Joel January 10, 2002 12:34

Bitching about fluent
 
I know that this may start a bit of a riot but here we go anyway: From looking around this forum for a fair few months now i have discovered one thing, no one likes fluent (fluent employees aside). Could someone in one distinct answer tell me why no one likes it. The pre-processor seems reasonably well liked (see discussion a few lines down) so what is wrong with the solver and the post processor? I am using Star at the mo and am getting on with it well but would like to know where star falls down and where other codes are better (CFX, Phoenics etc etc) and if star is considered more highly than fluent. I know this is dangerous but hey, should be interesting! P.S. Please no fluent/star/cfx/phoenics employees blowing their own trumpets please, i would like impartial views from users not sales men.

cfd user January 10, 2002 22:13

Re: Bitching about fluent
 
I don't think it's really ever a question of which code is better or worse.

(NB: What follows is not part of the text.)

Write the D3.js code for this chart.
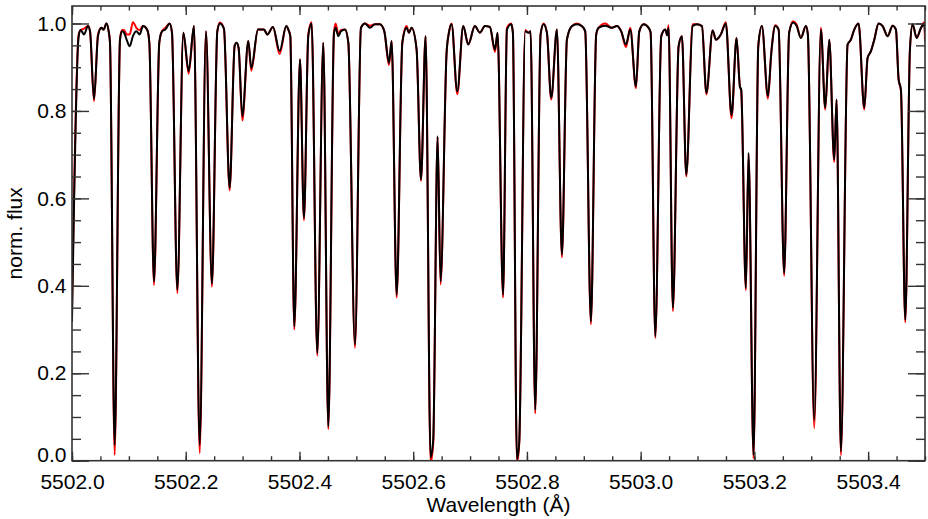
<!DOCTYPE html>
<html>
<head>
<meta charset="utf-8">
<script src="https://cdn.jsdelivr.net/npm/d3@7"></script>
<style>
  body { margin: 0; background: #fff; }
  svg { display: block; font-family: "Liberation Sans", Arial, Helvetica, sans-serif; }
</style>
</head>
<body>
<svg id="chart" width="928" height="519"></svg>
<script>
const wavelength = [
  5502.0000, 5502.0117, 5502.0152, 5502.0211, 5502.0281, 5502.0317, 5502.0387, 5502.0457, 5502.0516, 5502.0557,
  5502.0604, 5502.0645, 5502.0668, 5502.0750, 5502.0844, 5502.0879, 5502.0914, 5502.0961, 5502.1014, 5502.1072,
  5502.1131, 5502.1190, 5502.1248, 5502.1324, 5502.1360, 5502.1442, 5502.1535, 5502.1582, 5502.1641, 5502.1717,
  5502.1758, 5502.1852, 5502.1958, 5502.2051, 5502.2145, 5502.2245, 5502.2356, 5502.2461, 5502.2555, 5502.2602,
  5502.2672, 5502.2772, 5502.2860, 5502.2895, 5502.2930, 5502.2995, 5502.3100, 5502.3153, 5502.3270, 5502.3376,
  5502.3434, 5502.3534, 5502.3651, 5502.3768, 5502.3804, 5502.3839, 5502.3909, 5502.4009, 5502.4079, 5502.4155,
  5502.4214, 5502.4313, 5502.4419, 5502.4507, 5502.4607, 5502.4636, 5502.4683, 5502.4730, 5502.4800, 5502.4859,
  5502.4976, 5502.5081, 5502.5152, 5502.5240, 5502.5327, 5502.5415, 5502.5492, 5502.5574, 5502.5621, 5502.5709,
  5502.5809, 5502.5884, 5502.5925, 5502.5972, 5502.6060, 5502.6137, 5502.6218, 5502.6306, 5502.6352, 5502.6429,
  5502.6481, 5502.6587, 5502.6628, 5502.6675, 5502.6775, 5502.6880, 5502.6968, 5502.7085, 5502.7173, 5502.7261,
  5502.7349, 5502.7437, 5502.7484, 5502.7580, 5502.7648, 5502.7724, 5502.7753, 5502.7824, 5502.7865, 5502.7970,
  5502.8029, 5502.8064, 5502.8146, 5502.8240, 5502.8293, 5502.8351, 5502.8427, 5502.8527, 5502.8615, 5502.8703,
  5502.8791, 5502.8879, 5502.8966, 5502.9025, 5502.9125, 5502.9218, 5502.9259, 5502.9377, 5502.9494, 5502.9582,
  5502.9658, 5502.9741, 5502.9817, 5502.9917, 5502.9976, 5503.0052, 5503.0140, 5503.0175, 5503.0257, 5503.0362,
  5503.0433, 5503.0468, 5503.0491, 5503.0567, 5503.0667, 5503.0726, 5503.0802, 5503.0913, 5503.0990, 5503.1078,
  5503.1156, 5503.1265, 5503.1324, 5503.1410, 5503.1498, 5503.1598, 5503.1686, 5503.1745, 5503.1768, 5503.1850,
  5503.1897, 5503.1985, 5503.2068, 5503.2132, 5503.2238, 5503.2297, 5503.2367, 5503.2426, 5503.2523, 5503.2611,
  5503.2682, 5503.2741, 5503.2817, 5503.2905, 5503.2940, 5503.3052, 5503.3169, 5503.3246, 5503.3316, 5503.3404,
  5503.3445, 5503.3521, 5503.3639, 5503.3697, 5503.3756, 5503.3832, 5503.3932, 5503.3990, 5503.4049, 5503.4108,
  5503.4184, 5503.4255, 5503.4343, 5503.4431, 5503.4489, 5503.4536, 5503.4577, 5503.4653, 5503.4735, 5503.4782,
  5503.4853, 5503.4929, 5503.4988, 5503.5000
];

// observed spectrum (black)
const fluxObs = [
  0.318, 0.970, 0.985, 0.975, 0.994, 0.982, 0.827, 0.971, 0.990, 0.986,
  1.000, 0.982, 0.956, 0.036, 0.963, 0.982, 0.979, 0.963, 0.948, 0.971,
  0.982, 0.975, 0.994, 0.985, 0.956, 0.410, 0.956, 0.982, 0.986, 1.000,
  0.979, 0.391, 0.979, 0.891, 0.994, 0.036, 0.982, 0.405, 0.982, 1.000,
  0.988, 0.624, 0.948, 0.956, 0.944, 0.788, 0.960, 0.898, 0.986, 0.986,
  0.975, 0.992, 0.937, 0.994, 0.986, 0.971, 0.307, 0.918, 0.555, 0.971,
  1.000, 0.246, 0.956, 0.078, 0.979, 0.990, 0.971, 0.982, 0.986, 0.956,
  0.265, 0.990, 1.000, 0.990, 0.998, 0.998, 0.982, 0.910, 0.960, 0.379,
  0.956, 0.990, 0.979, 0.990, 0.940, 0.643, 0.971, 0.008, 0.047, 0.742,
  0.410, 0.933, 0.979, 0.998, 0.845, 0.994, 0.952, 0.994, 0.979, 0.994,
  0.992, 0.940, 0.979, 0.379, 0.986, 0.998, 0.979, 0.004, 0.044, 0.982,
  0.979, 0.982, 0.116, 0.975, 0.998, 0.979, 0.830, 0.986, 0.471, 0.963,
  0.994, 0.998, 0.994, 0.982, 0.318, 0.975, 0.990, 0.995, 0.990, 0.994,
  0.982, 0.952, 0.986, 0.856, 0.982, 0.998, 0.990, 0.979, 0.284, 0.971,
  0.986, 0.973, 0.990, 0.349, 0.948, 0.971, 0.654, 0.994, 0.998, 0.994,
  0.841, 0.984, 0.963, 0.975, 1.000, 0.790, 0.967, 0.856, 0.849, 0.395,
  0.704, 0.013, 0.948, 0.994, 0.834, 0.933, 0.994, 0.986, 0.429, 0.979,
  1.002, 0.995, 0.967, 0.994, 0.975, 0.093, 0.986, 0.807, 0.963, 0.689,
  0.826, 0.021, 0.952, 0.963, 0.986, 1.000, 0.807, 0.921, 0.937, 0.963,
  1.000, 0.994, 0.971, 0.995, 0.986, 0.872, 0.849, 0.322, 0.940, 0.998,
  0.967, 0.990, 0.998, 0.979
];

// synthetic spectrum (red)
const fluxModel = [
  0.345, 0.975, 0.985, 0.988, 0.994, 0.982, 0.822, 0.975, 0.990, 0.986,
  1.000, 0.982, 0.956, 0.013, 0.963, 0.985, 0.985, 0.975, 0.975, 1.003,
  0.990, 0.985, 0.994, 0.985, 0.956, 0.402, 0.956, 0.982, 0.990, 1.000,
  0.979, 0.383, 0.979, 0.885, 0.994, 0.017, 0.982, 0.398, 0.982, 1.002,
  0.988, 0.618, 0.950, 0.956, 0.944, 0.778, 0.960, 0.892, 0.986, 0.986,
  0.975, 0.992, 0.930, 0.994, 0.986, 0.971, 0.300, 0.918, 0.550, 0.975,
  1.003, 0.240, 0.956, 0.072, 0.979, 1.000, 0.975, 0.985, 0.986, 0.956,
  0.258, 0.990, 1.000, 0.995, 0.998, 0.998, 0.982, 0.905, 0.960, 0.373,
  0.956, 0.994, 0.979, 0.990, 0.940, 0.640, 0.971, -0.005, 0.040, 0.740,
  0.403, 0.933, 0.979, 1.000, 0.838, 0.994, 0.952, 0.994, 0.979, 0.994,
  0.992, 0.935, 0.979, 0.373, 0.990, 1.000, 0.979, -0.005, 0.040, 0.985,
  0.979, 0.982, 0.108, 0.975, 1.000, 0.979, 0.826, 0.986, 0.465, 0.963,
  0.994, 1.000, 0.994, 0.982, 0.312, 0.975, 0.990, 1.000, 0.990, 0.994,
  0.982, 0.946, 0.990, 0.852, 0.982, 0.998, 0.990, 0.979, 0.280, 0.971,
  0.986, 0.973, 0.996, 0.342, 0.948, 0.971, 0.650, 0.998, 0.998, 0.994,
  0.838, 0.984, 0.963, 0.975, 1.003, 0.783, 0.967, 0.856, 0.845, 0.390,
  0.700, 0.005, 0.948, 0.994, 0.828, 0.933, 0.996, 0.986, 0.423, 0.979,
  1.005, 0.998, 0.967, 0.994, 0.975, 0.074, 0.990, 0.803, 0.963, 0.683,
  0.826, 0.012, 0.952, 0.963, 0.986, 1.000, 0.803, 0.921, 0.937, 0.963,
  1.000, 0.994, 0.971, 0.995, 0.986, 0.872, 0.845, 0.316, 0.940, 0.998,
  0.967, 0.990, 1.003, 0.960
];

const xMajorTicks = [5502.0, 5502.2, 5502.4, 5502.6, 5502.8, 5503.0, 5503.2, 5503.4];
const yMajorTicks = [0.0, 0.2, 0.4, 0.6, 0.8, 1.0];

const margin = {left: 72, right: 3, top: 6, bottom: 58.3};
const width = 928;
const height = 519;

const svg = d3.select("#chart");

const x = d3.scaleLinear()
    .domain([5502.0, 5503.5])
    .range([margin.left, width - margin.right]);

const y = d3.scaleLinear()
    .domain([0, 1.04])
    .range([height - margin.bottom, margin.top]);

const xMinorTicks = d3.range(0, 31).map(i => 5502 + i * 0.05);
const yMinorTicks = d3.range(0, 21).map(i => i * 0.05);

svg.append("clipPath")
   .attr("id", "plot-clip")
   .append("rect")
   .attr("x", x.range()[0])
   .attr("y", y.range()[1])
   .attr("width", x.range()[1] - x.range()[0])
   .attr("height", y.range()[0] - y.range()[1]);

const spectrum = (flux) => d3.line()
    .x((d, i) => x(wavelength[i]))
    .y((d, i) => y(flux[i]))
    .curve(d3.curveMonotoneX)(wavelength);

const plot = svg.append("g").attr("clip-path", "url(#plot-clip)");

plot.append("path")
    .attr("d", spectrum(fluxModel))
    .attr("fill", "none")
    .attr("stroke", "#ff0000")
    .attr("stroke-width", 2)
    .attr("stroke-linejoin", "round");

plot.append("path")
    .attr("d", spectrum(fluxObs))
    .attr("fill", "none")
    .attr("stroke", "#000")
    .attr("stroke-width", 2)
    .attr("stroke-linejoin", "round");

// axes, IDL style: ticks pointing inward on all four sides
const axisColor = "#333";
const styleAxis = (g) => {
    g.select(".domain").remove();
    g.selectAll("line").attr("stroke", axisColor).attr("stroke-width", 1.4);
    g.selectAll("text")
     .attr("fill", "#000")
     .style("font-size", "21px")
     .style("font-family", "'Liberation Sans', Arial, sans-serif");
};

const bottomY = y.range()[0];
const topY = y.range()[1];
const leftX = x.range()[0];
const rightX = x.range()[1];

svg.append("g")
   .attr("transform", `translate(0,${bottomY})`)
   .call(d3.axisBottom(x).tickValues(xMinorTicks).tickSize(-4.5).tickFormat(""))
   .call(styleAxis);

svg.append("g")
   .attr("transform", `translate(0,${bottomY})`)
   .call(d3.axisBottom(x).tickValues(xMajorTicks).tickSize(-9).tickPadding(13).tickFormat(d3.format(".1f")))
   .call(styleAxis);

svg.append("g")
   .attr("transform", `translate(0,${topY})`)
   .call(d3.axisTop(x).tickValues(xMinorTicks).tickSize(-4.5).tickFormat(""))
   .call(styleAxis);

svg.append("g")
   .attr("transform", `translate(0,${topY})`)
   .call(d3.axisTop(x).tickValues(xMajorTicks).tickSize(-9).tickFormat(""))
   .call(styleAxis);

svg.append("g")
   .attr("transform", `translate(${leftX},0)`)
   .call(d3.axisLeft(y).tickValues(yMinorTicks).tickSize(-9).tickFormat(""))
   .call(styleAxis);

const yAxis = svg.append("g")
   .attr("transform", `translate(${leftX},0)`)
   .call(d3.axisLeft(y).tickValues(yMajorTicks).tickSize(-17).tickPadding(5.5).tickFormat(d3.format(".1f")))
   .call(styleAxis);

// the lowest label sits on the axis line, as in the original
yAxis.selectAll(".tick")
     .filter(d => d === 0)
     .select("text")
     .attr("dy", "0")
     .attr("y", 1);

svg.append("g")
   .attr("transform", `translate(${rightX},0)`)
   .call(d3.axisRight(y).tickValues(yMinorTicks).tickSize(-9).tickFormat(""))
   .call(styleAxis);

svg.append("g")
   .attr("transform", `translate(${rightX},0)`)
   .call(d3.axisRight(y).tickValues(yMajorTicks).tickSize(-17).tickFormat(""))
   .call(styleAxis);

svg.append("rect")
   .attr("x", leftX)
   .attr("y", topY)
   .attr("width", rightX - leftX)
   .attr("height", bottomY - topY)
   .attr("fill", "none")
   .attr("stroke", axisColor)
   .attr("stroke-width", 1.6);

svg.append("text")
   .attr("x", (leftX + rightX) / 2)
   .attr("y", 511.5)
   .attr("text-anchor", "middle")
   .style("font-size", "21px")
   .text("Wavelength (Å)");

svg.append("text")
   .attr("transform", `translate(21.5,${(topY + bottomY) / 2}) rotate(-90)`)
   .attr("text-anchor", "middle")
   .style("font-size", "21px")
   .text("norm. flux");
</script>
</body>
</html>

Currently, each code offers something different or slightly better than the other. Examples include chemistry and turbulence models, mesh generators, solver discretization, speed, etc. It also is somewhat political for the better Fluent users will not change to Star and vice-versa.

There are better ways in determining what code works best for your application. For example, the calculation of the moving piston/valve problem for an engine is easy to implement in Star but the chemistry is perhaps better in Fluent. Turbomachinery folks like CFX. You need to learn the codes and make the decision your self based on your needs and constraints.

The same situation holds true for mesh generators. Some use Pro-am, some use the Fluent or CFX generators. Others decide that, in addition to a CFD package, they need to use ICEM.

My take on this rather political debate is that an engineer should go to his trusty tool box and pick which tool works best for a given problem. In an ideal world, cost would not be the issue. Thus, the engineer must decide which code, in general, works best for a given set of problems that he will encounter while at his job.

I will say that I am a life long Star-CD user but realize the benefits of Fluent from experience. I have no experience with CFX. I have also reviewed papers to deal with the accuracy issue and can not come to a conclusion. With three main players out there - do I really have to? Each will get better from the competition.